February 28, 2013
I need a vacation. Not a load up in my car and drive across the mountains to see my family or fiancé kind. No, I need a real vacation. The kind where I get to fly someplace I've never been, stay in a hotel, order room service, sleep late, follow no schedule, visit a spa, take fun photos, relax like I haven't in years, and pretend I don't actually work for a living. I need a real vacation. Did I mention that?
It doesn't have to be anyplace super fancy or amazingly cool. And I don't want to go alone, I want my fiancé with me. I simply need a break from the routine of life, preferably someplace pretty. I need to recharge my soul; the little red warning light is flashing. It's been 12 years since my last real vacation.

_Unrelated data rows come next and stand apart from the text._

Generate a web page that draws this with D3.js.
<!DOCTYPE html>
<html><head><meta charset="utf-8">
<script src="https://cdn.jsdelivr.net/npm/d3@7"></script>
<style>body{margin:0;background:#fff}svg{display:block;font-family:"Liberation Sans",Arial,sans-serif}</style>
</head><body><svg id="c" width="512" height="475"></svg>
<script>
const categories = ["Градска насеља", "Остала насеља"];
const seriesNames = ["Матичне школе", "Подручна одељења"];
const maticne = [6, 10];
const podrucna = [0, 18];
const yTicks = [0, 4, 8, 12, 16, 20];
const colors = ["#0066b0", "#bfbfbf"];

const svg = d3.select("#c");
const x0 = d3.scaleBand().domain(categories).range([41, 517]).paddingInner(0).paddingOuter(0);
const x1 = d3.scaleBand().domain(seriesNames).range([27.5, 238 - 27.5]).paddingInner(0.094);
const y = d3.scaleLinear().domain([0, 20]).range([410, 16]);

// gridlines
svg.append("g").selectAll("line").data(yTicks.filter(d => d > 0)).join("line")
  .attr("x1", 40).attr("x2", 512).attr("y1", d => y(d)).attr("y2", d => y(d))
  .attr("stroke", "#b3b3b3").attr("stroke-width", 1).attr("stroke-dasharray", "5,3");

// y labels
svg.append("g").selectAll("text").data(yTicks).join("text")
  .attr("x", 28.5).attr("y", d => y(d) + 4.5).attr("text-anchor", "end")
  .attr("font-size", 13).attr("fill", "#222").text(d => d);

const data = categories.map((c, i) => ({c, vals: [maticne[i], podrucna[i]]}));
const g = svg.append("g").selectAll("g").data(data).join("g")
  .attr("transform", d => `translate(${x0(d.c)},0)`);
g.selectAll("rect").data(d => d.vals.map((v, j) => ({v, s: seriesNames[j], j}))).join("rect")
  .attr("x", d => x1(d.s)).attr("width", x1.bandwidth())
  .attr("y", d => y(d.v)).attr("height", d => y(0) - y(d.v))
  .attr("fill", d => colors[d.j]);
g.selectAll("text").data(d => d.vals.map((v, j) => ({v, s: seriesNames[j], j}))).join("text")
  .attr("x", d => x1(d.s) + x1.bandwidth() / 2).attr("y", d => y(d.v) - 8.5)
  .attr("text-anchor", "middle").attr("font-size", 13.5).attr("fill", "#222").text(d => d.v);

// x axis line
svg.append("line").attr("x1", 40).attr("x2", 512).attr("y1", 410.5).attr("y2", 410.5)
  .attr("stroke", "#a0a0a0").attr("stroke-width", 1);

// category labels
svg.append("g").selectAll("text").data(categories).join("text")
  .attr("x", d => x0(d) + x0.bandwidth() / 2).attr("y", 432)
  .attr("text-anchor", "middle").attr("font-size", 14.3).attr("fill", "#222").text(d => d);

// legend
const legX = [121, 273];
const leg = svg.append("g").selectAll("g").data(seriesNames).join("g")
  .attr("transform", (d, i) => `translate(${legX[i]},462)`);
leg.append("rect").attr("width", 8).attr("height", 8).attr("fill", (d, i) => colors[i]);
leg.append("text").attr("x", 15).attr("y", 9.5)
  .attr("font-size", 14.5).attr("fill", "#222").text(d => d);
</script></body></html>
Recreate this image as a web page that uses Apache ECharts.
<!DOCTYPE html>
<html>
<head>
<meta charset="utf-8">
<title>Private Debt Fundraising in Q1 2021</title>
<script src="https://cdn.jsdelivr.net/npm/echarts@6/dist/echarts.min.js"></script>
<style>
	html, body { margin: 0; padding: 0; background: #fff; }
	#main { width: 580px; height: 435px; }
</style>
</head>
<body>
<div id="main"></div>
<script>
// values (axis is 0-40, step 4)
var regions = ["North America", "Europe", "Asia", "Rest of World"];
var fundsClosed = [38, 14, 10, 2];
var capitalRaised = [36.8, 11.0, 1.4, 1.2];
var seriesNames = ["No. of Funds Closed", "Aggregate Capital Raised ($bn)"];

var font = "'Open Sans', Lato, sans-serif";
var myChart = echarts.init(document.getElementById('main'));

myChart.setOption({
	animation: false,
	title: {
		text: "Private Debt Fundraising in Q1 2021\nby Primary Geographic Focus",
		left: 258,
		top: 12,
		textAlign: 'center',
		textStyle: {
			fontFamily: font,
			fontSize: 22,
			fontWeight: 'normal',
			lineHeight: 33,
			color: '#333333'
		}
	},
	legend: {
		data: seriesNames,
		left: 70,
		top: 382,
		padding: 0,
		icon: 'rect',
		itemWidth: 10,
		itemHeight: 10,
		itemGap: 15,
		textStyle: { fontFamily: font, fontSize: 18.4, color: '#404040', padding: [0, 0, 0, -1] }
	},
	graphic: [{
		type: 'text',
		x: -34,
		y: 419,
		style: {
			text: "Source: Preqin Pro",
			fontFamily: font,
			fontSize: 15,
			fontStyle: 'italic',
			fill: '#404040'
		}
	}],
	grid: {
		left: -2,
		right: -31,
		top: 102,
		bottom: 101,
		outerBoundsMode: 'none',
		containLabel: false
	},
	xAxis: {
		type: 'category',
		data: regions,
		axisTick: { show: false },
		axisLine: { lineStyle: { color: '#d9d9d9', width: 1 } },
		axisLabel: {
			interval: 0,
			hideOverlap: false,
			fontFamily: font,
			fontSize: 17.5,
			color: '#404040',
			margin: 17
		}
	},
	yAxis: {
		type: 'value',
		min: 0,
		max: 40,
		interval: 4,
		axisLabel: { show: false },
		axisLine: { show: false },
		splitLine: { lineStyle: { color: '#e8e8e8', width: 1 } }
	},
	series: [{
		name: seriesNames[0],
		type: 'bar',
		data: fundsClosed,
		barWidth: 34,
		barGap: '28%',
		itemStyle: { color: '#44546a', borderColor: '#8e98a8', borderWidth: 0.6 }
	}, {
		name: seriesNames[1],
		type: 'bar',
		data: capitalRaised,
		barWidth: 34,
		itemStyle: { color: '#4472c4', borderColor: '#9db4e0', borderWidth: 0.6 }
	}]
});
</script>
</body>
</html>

Today the temptation to pull up Travelocity, pick a random city, and book a hotel/flight/car package for two was almost overwhelming. They make it so easy. Sadly, all my vacation time has been consumed or promised to others. I have none left for my spontaneous flight of fancy. Just knowing this makes me tired, and makes me realize how much I need a real vacation (I'm also too responsible to leave on a whim).
And I know I'm not alone.
In two days I've talked to two people who have shared my lack of vacation relaxation. They told their tales of out-of-town family who believe that every free day off should be spent traveling to and visiting with them. The three of us wondered, who is more selfish? Is it us for wanting to reclaim the time we've worked so hard to earn and use it as we please? Or is it them for expecting us to drive or fly to different states for a family visit every time we take a few days off?
I don't know the answer, and today I don't care. Today, I just want a real vacation.